▼

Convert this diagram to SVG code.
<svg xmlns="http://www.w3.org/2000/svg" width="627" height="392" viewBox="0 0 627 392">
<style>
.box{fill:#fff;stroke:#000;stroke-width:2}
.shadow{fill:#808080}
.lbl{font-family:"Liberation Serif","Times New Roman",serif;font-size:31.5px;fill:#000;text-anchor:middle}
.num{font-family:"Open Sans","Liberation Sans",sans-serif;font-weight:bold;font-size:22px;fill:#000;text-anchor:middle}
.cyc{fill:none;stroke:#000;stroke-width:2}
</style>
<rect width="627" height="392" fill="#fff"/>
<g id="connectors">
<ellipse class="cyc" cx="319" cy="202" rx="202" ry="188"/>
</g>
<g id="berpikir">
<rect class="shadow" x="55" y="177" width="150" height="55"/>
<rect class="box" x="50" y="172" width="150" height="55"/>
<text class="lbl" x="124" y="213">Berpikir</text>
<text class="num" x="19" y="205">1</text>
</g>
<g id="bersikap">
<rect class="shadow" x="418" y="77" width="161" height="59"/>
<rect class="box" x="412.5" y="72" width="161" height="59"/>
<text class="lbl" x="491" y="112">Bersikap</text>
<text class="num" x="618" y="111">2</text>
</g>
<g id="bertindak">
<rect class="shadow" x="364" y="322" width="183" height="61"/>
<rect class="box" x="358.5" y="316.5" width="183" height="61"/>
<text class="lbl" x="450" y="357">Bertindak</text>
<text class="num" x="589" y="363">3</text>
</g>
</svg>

▲
▼

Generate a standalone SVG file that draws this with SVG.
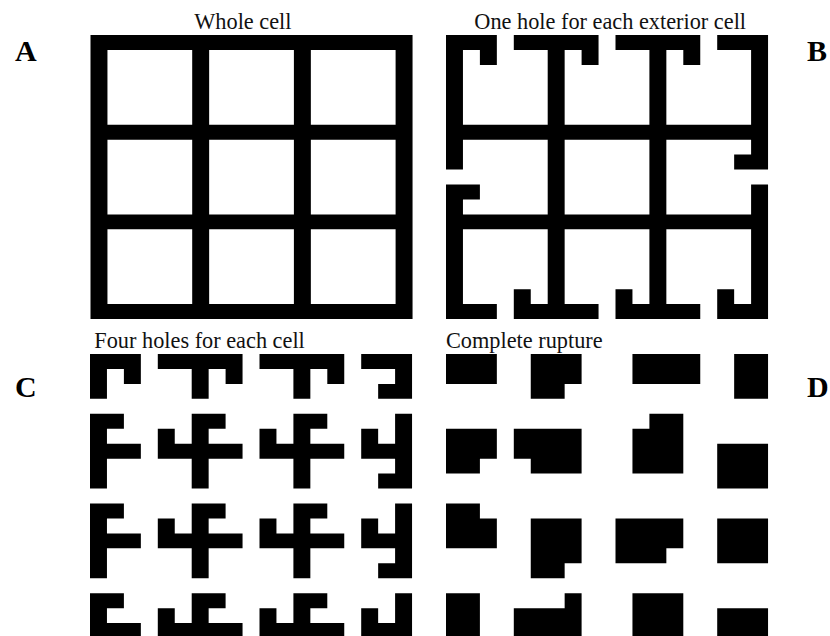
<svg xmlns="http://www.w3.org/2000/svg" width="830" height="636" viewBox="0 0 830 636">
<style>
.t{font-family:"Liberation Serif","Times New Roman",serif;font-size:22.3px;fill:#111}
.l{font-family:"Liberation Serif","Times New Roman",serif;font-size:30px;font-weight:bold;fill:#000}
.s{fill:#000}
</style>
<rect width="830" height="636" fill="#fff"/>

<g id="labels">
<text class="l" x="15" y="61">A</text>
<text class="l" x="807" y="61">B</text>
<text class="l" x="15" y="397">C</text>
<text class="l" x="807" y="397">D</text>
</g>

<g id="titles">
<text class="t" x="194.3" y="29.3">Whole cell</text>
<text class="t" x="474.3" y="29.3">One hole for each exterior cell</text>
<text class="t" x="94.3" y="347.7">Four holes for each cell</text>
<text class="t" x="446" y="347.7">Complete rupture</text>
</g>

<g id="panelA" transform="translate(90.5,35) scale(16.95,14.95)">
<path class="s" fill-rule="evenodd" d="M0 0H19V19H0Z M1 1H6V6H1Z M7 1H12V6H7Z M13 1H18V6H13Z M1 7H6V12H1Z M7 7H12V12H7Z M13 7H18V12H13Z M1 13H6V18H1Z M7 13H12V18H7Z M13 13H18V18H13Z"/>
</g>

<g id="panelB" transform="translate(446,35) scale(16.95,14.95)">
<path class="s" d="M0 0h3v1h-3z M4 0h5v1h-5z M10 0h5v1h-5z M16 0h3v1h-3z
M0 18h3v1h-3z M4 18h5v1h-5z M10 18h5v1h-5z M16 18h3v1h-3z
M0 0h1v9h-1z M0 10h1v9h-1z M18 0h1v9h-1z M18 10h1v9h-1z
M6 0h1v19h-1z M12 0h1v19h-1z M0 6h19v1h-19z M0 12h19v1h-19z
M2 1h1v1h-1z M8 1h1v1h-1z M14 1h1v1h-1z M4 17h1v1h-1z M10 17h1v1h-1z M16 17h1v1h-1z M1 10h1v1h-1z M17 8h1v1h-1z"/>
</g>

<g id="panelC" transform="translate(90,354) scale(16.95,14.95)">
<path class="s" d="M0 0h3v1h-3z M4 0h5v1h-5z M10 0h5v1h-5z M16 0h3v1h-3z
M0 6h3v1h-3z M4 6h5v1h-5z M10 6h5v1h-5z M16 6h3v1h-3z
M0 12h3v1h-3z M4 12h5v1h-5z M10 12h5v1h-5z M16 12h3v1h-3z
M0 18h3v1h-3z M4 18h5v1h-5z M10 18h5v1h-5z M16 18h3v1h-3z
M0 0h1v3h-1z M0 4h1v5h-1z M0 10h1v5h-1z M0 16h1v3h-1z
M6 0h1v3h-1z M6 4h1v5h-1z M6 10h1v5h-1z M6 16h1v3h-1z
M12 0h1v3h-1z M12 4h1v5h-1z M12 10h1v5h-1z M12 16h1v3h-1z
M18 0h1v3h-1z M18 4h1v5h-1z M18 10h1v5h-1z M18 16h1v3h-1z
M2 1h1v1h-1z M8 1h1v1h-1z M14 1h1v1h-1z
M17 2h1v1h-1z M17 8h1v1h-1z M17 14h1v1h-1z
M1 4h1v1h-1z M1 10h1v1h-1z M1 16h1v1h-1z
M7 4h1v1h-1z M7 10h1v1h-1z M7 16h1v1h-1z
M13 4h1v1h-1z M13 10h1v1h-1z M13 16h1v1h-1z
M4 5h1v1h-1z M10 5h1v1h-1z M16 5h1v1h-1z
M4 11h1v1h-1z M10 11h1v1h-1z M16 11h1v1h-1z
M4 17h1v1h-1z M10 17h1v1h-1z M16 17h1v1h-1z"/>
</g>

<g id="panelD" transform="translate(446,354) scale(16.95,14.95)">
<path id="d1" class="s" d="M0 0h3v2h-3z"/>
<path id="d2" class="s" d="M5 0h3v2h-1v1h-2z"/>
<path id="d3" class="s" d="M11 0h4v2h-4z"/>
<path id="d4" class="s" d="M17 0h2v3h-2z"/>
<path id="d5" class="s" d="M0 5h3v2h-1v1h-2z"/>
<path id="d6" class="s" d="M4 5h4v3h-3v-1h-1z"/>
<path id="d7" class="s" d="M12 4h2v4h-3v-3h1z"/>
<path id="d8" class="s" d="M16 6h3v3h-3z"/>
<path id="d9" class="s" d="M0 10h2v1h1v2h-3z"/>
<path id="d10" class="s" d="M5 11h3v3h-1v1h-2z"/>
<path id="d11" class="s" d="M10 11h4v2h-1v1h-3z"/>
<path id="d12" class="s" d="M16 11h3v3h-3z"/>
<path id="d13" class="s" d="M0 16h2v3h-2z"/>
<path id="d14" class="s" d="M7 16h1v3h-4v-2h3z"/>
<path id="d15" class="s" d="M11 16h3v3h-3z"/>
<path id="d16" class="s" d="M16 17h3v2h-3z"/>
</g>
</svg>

▲
▼

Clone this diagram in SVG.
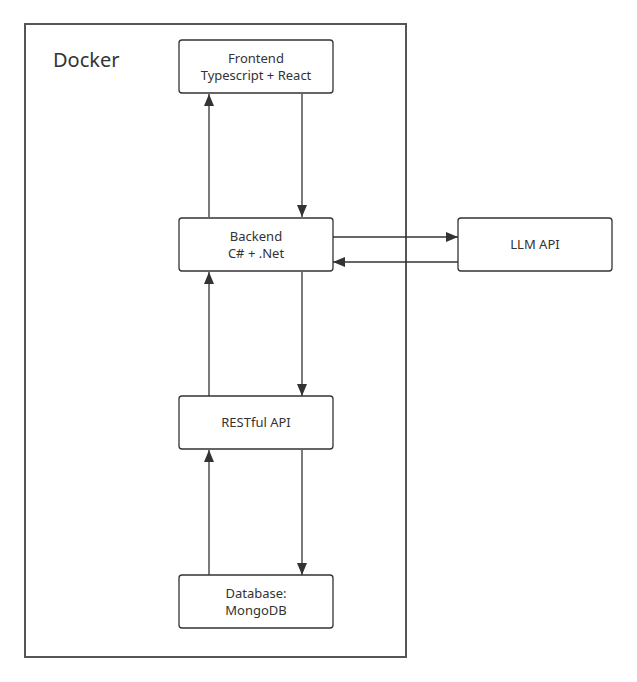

▲

(STATED TASK):
Look through the data above. Each line containing the word "diagram" needs to be copied.

(OUTPUT FOR THIS EXERCISE):
Convert this diagram to SVG code.
Clone this diagram in SVG.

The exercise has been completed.